Revolut launching eSIM isn’t just a feature. It’s a signal.
Fintech apps are slowly absorbing telecom functionality:
- payments → Revolut
- banking → Revolut
- connectivity → now also Revolut
And it aligns perfectly with what GSMA and industry reports have been hinting at for years: connectivity is becoming embedded, not standalone.
You won’t go “buy an eSIM” anymore.
You’ll just… tap a button inside an app you already use.
Conclusion
Revolut eSIM in Canada is not the most advanced solution on the market. It’s not the cheapest either. And for power users, it’s clearly not enough.
But that’s missing the point.
What Revolut is doing is redefining where connectivity lives.
Compared to players like Airalo or Holafly, it trades depth for simplicity. Compared to infrastructure players like 1GLOBAL, it abstracts complexity into a consumer-friendly layer.

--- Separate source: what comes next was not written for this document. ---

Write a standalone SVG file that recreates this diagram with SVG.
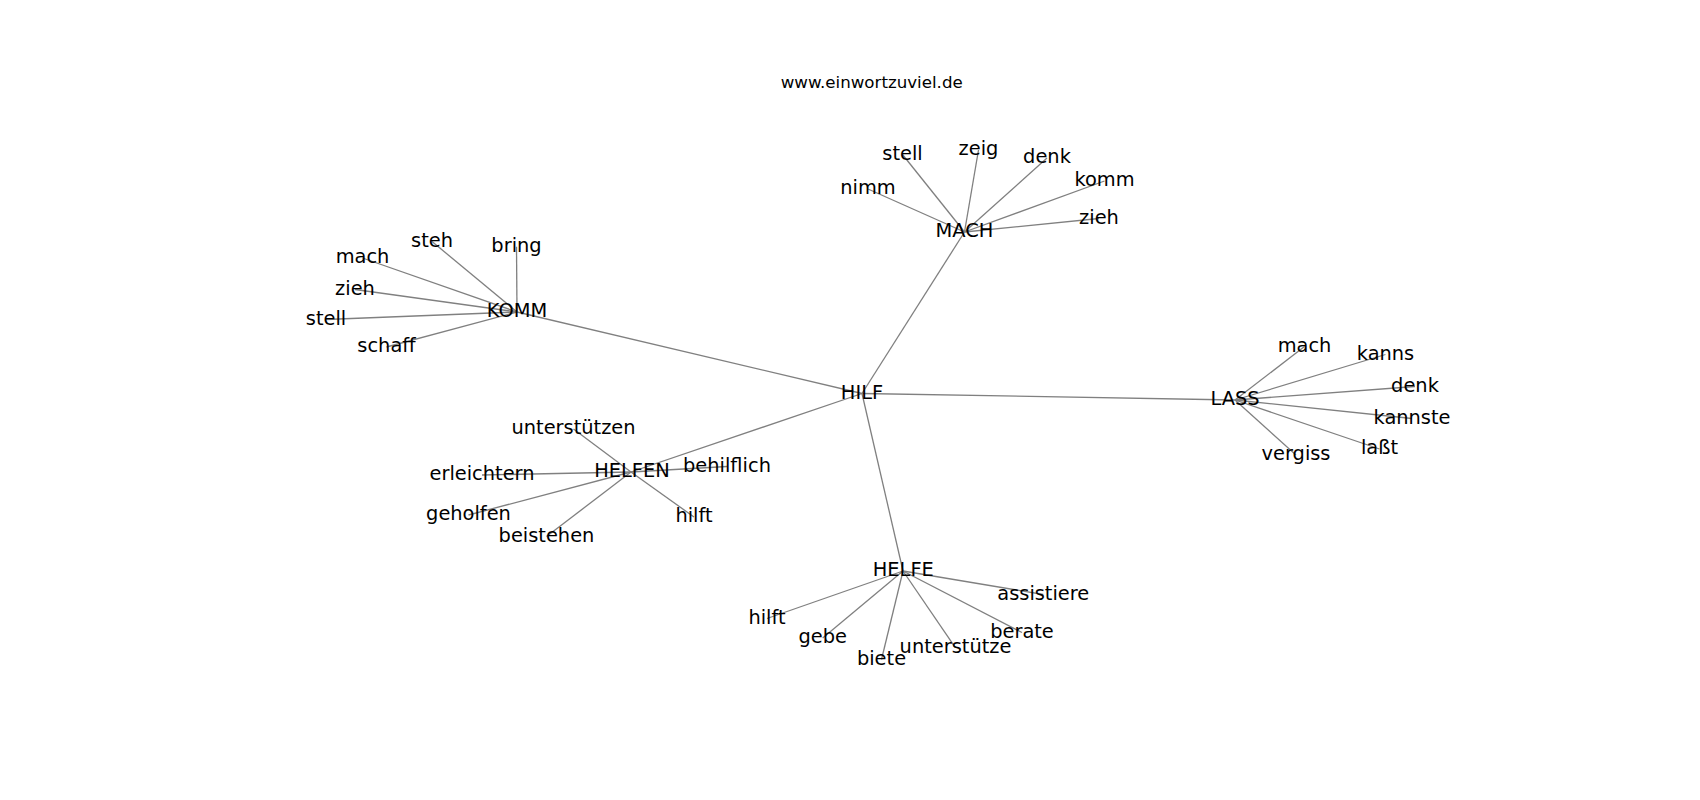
<svg xmlns="http://www.w3.org/2000/svg" width="1700" height="800" viewBox="0 0 1700 800">
<style>
.e{stroke:#808080;stroke-width:1.3;fill:none}
.l{font-family:"DejaVu Sans",sans-serif;font-size:19.4px;fill:#000;text-anchor:middle}
.t{font-family:"DejaVu Sans",sans-serif;font-size:16.67px;fill:#000;text-anchor:middle}
</style>
<rect width="1700" height="800" fill="#fff"/>
<text class="t" x="871.7" y="88.3">www.einwortzuviel.de</text>
<g id="connectors">
<line class="e" x1="862" y1="393.5" x2="517" y2="312"/>
<line class="e" x1="862" y1="393.5" x2="964.5" y2="232"/>
<line class="e" x1="862" y1="393.5" x2="1235" y2="400"/>
<line class="e" x1="862" y1="393.5" x2="631" y2="472"/>
<line class="e" x1="862" y1="393.5" x2="903" y2="571"/>
<line class="e" x1="517" y1="312" x2="516.5" y2="246.8"/>
<line class="e" x1="517" y1="312" x2="432" y2="241.5"/>
<line class="e" x1="517" y1="312" x2="362.5" y2="258"/>
<line class="e" x1="517" y1="312" x2="355" y2="289.5"/>
<line class="e" x1="517" y1="312" x2="326" y2="319.5"/>
<line class="e" x1="517" y1="312" x2="386.5" y2="347"/>
<line class="e" x1="964.5" y1="232" x2="868" y2="189"/>
<line class="e" x1="964.5" y1="232" x2="902.5" y2="154.5"/>
<line class="e" x1="964.5" y1="232" x2="978.5" y2="150"/>
<line class="e" x1="964.5" y1="232" x2="1047" y2="158"/>
<line class="e" x1="964.5" y1="232" x2="1104.5" y2="181"/>
<line class="e" x1="964.5" y1="232" x2="1099" y2="218.5"/>
<line class="e" x1="1235" y1="400" x2="1304.5" y2="346.5"/>
<line class="e" x1="1235" y1="400" x2="1385.5" y2="354.5"/>
<line class="e" x1="1235" y1="400" x2="1415" y2="386.5"/>
<line class="e" x1="1235" y1="400" x2="1412" y2="418.5"/>
<line class="e" x1="1235" y1="400" x2="1379.5" y2="449"/>
<line class="e" x1="1235" y1="400" x2="1296" y2="455"/>
<line class="e" x1="631" y1="472" x2="573.5" y2="429"/>
<line class="e" x1="631" y1="472" x2="482" y2="475"/>
<line class="e" x1="631" y1="472" x2="727" y2="466.5"/>
<line class="e" x1="631" y1="472" x2="468.5" y2="515"/>
<line class="e" x1="631" y1="472" x2="546.5" y2="536.5"/>
<line class="e" x1="631" y1="472" x2="694" y2="517"/>
<line class="e" x1="903" y1="571" x2="1043.3" y2="594.5"/>
<line class="e" x1="903" y1="571" x2="767" y2="618.5"/>
<line class="e" x1="903" y1="571" x2="822.7" y2="638"/>
<line class="e" x1="903" y1="571" x2="1022" y2="632.5"/>
<line class="e" x1="903" y1="571" x2="955.5" y2="647.8"/>
<line class="e" x1="903" y1="571" x2="881.5" y2="659.5"/>
</g>
<g id="HILF"><text class="l" x="862" y="398.5">HILF</text></g>
<g id="KOMM"><text class="l" x="517" y="317">KOMM</text></g>
<g id="MACH"><text class="l" x="964.5" y="237">MACH</text></g>
<g id="LASS"><text class="l" x="1235" y="405">LASS</text></g>
<g id="HELFEN"><text class="l" x="632" y="477">HELFEN</text></g>
<g id="HELFE"><text class="l" x="903.3" y="576">HELFE</text></g>
<g id="komm-bring"><text class="l" x="516.5" y="251.8">bring</text></g>
<g id="komm-steh"><text class="l" x="432" y="246.5">steh</text></g>
<g id="komm-mach"><text class="l" x="362.5" y="263">mach</text></g>
<g id="komm-zieh"><text class="l" x="355" y="294.5">zieh</text></g>
<g id="komm-stell"><text class="l" x="326" y="324.5">stell</text></g>
<g id="komm-schaff"><text class="l" x="386.5" y="352">schaff</text></g>
<g id="mach-nimm"><text class="l" x="868" y="194">nimm</text></g>
<g id="mach-stell"><text class="l" x="902.5" y="159.5">stell</text></g>
<g id="mach-zeig"><text class="l" x="978.5" y="155">zeig</text></g>
<g id="mach-denk"><text class="l" x="1047" y="163">denk</text></g>
<g id="mach-komm"><text class="l" x="1104.5" y="186">komm</text></g>
<g id="mach-zieh"><text class="l" x="1099" y="223.5">zieh</text></g>
<g id="lass-mach"><text class="l" x="1304.5" y="351.5">mach</text></g>
<g id="lass-kanns"><text class="l" x="1385.5" y="359.5">kanns</text></g>
<g id="lass-denk"><text class="l" x="1415" y="391.5">denk</text></g>
<g id="lass-kannste"><text class="l" x="1412" y="423.5">kannste</text></g>
<g id="lass-lasst"><text class="l" x="1379.5" y="454">laßt</text></g>
<g id="lass-vergiss"><text class="l" x="1296" y="460">vergiss</text></g>
<g id="helfen-unterstuetzen"><text class="l" x="573.5" y="434">unterstützen</text></g>
<g id="helfen-erleichtern"><text class="l" x="482" y="480">erleichtern</text></g>
<g id="helfen-behilflich"><text class="l" x="727" y="471.5">behilflich</text></g>
<g id="helfen-geholfen"><text class="l" x="468.5" y="520">geholfen</text></g>
<g id="helfen-beistehen"><text class="l" x="546.5" y="541.5">beistehen</text></g>
<g id="helfen-hilft"><text class="l" x="694" y="522">hilft</text></g>
<g id="helfe-assistiere"><text class="l" x="1043.3" y="599.5">assistiere</text></g>
<g id="helfe-hilft"><text class="l" x="767" y="623.5">hilft</text></g>
<g id="helfe-gebe"><text class="l" x="822.7" y="643">gebe</text></g>
<g id="helfe-berate"><text class="l" x="1022" y="637.5">berate</text></g>
<g id="helfe-unterstuetze"><text class="l" x="955.5" y="652.8">unterstütze</text></g>
<g id="helfe-biete"><text class="l" x="881.5" y="664.5">biete</text></g>
</svg>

And that’s exactly why it matters.
Because if this model scales, the future of travel connectivity won’t be dominated by eSIM brands at all. It’ll be controlled by platforms that quietly integrate telecom into a broader digital experience.
Revolut is one of the first to make that shift visible.
Not perfect. Not complete.
But directionally? Very hard to ignore.